Question

scRNA - Illumina naming convention unclear

0

Entering edit mode

1 day ago

kristina • 0

Dear all, maybe someone can help me on this matter:

I have downloaded scRNA data from here: https://www.ncbi.nlm.nih.gov/Traces/study/?acc=PRJNA984257&o=experiment_s%3Aa%253Bacc_s%253Bacc_s%253Bacc_s%3Bacc_s%3Aa using the SRA toolkit in bulk using the following command (cat SRR_Acc_List.txt | xargs -I{} bin/fastq-dump -I --split-files {})
As one can see, the scRNA data have 3 runs per sample
As each of the RUNs has four reads per spot, of course when downloading the data with the SRA comand - I get four files; so far, all good.

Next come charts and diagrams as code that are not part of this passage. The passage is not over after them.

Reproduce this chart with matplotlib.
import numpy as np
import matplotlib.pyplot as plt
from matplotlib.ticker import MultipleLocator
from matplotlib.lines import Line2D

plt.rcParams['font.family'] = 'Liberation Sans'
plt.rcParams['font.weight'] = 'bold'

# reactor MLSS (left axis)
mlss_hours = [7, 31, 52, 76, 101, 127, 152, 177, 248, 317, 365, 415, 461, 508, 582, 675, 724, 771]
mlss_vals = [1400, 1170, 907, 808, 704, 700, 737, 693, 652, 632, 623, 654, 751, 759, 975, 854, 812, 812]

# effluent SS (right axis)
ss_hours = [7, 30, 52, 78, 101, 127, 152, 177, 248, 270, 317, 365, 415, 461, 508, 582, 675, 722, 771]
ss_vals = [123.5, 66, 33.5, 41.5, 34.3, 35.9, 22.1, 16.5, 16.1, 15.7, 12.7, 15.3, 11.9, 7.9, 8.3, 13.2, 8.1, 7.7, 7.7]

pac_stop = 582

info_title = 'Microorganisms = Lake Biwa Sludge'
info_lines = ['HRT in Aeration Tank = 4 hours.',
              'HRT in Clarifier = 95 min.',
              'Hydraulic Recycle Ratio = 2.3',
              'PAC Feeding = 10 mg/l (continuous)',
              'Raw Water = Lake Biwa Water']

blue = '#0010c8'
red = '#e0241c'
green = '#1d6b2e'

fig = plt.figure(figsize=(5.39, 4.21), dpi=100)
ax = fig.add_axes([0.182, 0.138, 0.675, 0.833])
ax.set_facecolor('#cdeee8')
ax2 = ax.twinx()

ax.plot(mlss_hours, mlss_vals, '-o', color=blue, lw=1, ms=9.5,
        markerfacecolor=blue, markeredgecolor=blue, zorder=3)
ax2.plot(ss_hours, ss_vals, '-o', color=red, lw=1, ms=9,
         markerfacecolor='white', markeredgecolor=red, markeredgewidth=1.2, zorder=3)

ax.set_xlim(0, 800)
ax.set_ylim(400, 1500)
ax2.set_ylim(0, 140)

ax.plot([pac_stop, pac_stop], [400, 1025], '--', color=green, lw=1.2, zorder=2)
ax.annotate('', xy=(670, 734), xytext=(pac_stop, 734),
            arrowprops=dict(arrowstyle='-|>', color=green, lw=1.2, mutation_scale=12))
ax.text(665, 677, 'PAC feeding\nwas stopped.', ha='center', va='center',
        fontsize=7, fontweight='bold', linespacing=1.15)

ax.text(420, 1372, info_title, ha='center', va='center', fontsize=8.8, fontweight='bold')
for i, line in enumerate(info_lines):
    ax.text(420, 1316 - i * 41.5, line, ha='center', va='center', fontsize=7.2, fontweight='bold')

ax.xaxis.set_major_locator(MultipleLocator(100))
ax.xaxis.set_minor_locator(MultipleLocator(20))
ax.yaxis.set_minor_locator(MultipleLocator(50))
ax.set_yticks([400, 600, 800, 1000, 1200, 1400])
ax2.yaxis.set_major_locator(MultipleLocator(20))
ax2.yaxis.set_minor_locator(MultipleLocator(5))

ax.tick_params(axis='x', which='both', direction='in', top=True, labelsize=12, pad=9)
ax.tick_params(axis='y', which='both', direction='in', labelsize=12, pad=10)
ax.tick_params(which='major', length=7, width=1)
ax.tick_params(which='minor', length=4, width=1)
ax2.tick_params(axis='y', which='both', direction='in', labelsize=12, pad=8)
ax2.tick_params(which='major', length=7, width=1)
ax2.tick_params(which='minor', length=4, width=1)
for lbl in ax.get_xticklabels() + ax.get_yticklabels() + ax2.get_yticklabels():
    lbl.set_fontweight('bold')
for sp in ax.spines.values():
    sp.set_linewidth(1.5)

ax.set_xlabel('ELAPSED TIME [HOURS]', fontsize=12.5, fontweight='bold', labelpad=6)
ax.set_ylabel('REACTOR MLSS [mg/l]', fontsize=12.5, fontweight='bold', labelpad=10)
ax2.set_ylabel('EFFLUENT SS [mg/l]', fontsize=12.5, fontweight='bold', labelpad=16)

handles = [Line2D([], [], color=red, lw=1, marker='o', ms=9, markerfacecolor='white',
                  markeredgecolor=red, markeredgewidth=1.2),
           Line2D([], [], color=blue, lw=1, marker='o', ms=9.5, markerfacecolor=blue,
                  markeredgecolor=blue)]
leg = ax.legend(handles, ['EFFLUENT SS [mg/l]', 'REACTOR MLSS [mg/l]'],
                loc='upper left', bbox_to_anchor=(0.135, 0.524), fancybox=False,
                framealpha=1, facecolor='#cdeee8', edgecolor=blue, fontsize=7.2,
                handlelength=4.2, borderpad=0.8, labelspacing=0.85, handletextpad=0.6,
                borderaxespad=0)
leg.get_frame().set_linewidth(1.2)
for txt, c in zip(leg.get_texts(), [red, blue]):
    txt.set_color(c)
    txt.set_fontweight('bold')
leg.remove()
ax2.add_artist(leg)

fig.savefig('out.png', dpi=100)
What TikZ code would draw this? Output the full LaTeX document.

Now, I would like to start the nf-core scRNA pipeline (https://nf-co.re/scrnaseq/3.0.0/docs/usage/), and for this I need to write the sample sheet following a specific naming convention. The Bioproject references that the library used is "paired reads" - and here the confusion starts. How do I write the sample sheet by following the usual Illumina naming convention? My assumption is the following:

S = is always the same for a given sample
L001 for run 1 and L002 for run 2 and L003 for Run 3 --> so the last number changes per spot read?
The main confusion is with the R1 and R2, since I have 3 runs per experiment? I would really appreciate some help in this. Many thanks

scRNA • 110 views

ADD COMMENT • link updated 22 hours ago by GenoMax 148k • written 1 day ago by kristina • 0

score 0 · Answer 1 · 2024-12-21

S refers to the location of a sample in a particular row in the samplesheet used for demultiplexing. It does not have any other significance.

L001 is not for run. It is for the lane the sample file came from. Samples generally run as a pool across multiple lanes so the data would be the identical for a sample even if you have lane specific files. cellranger (and other software) should understand what this means.

For single cell (10x) R1 contains UMI and cell barcodes. R2 is the RNA read.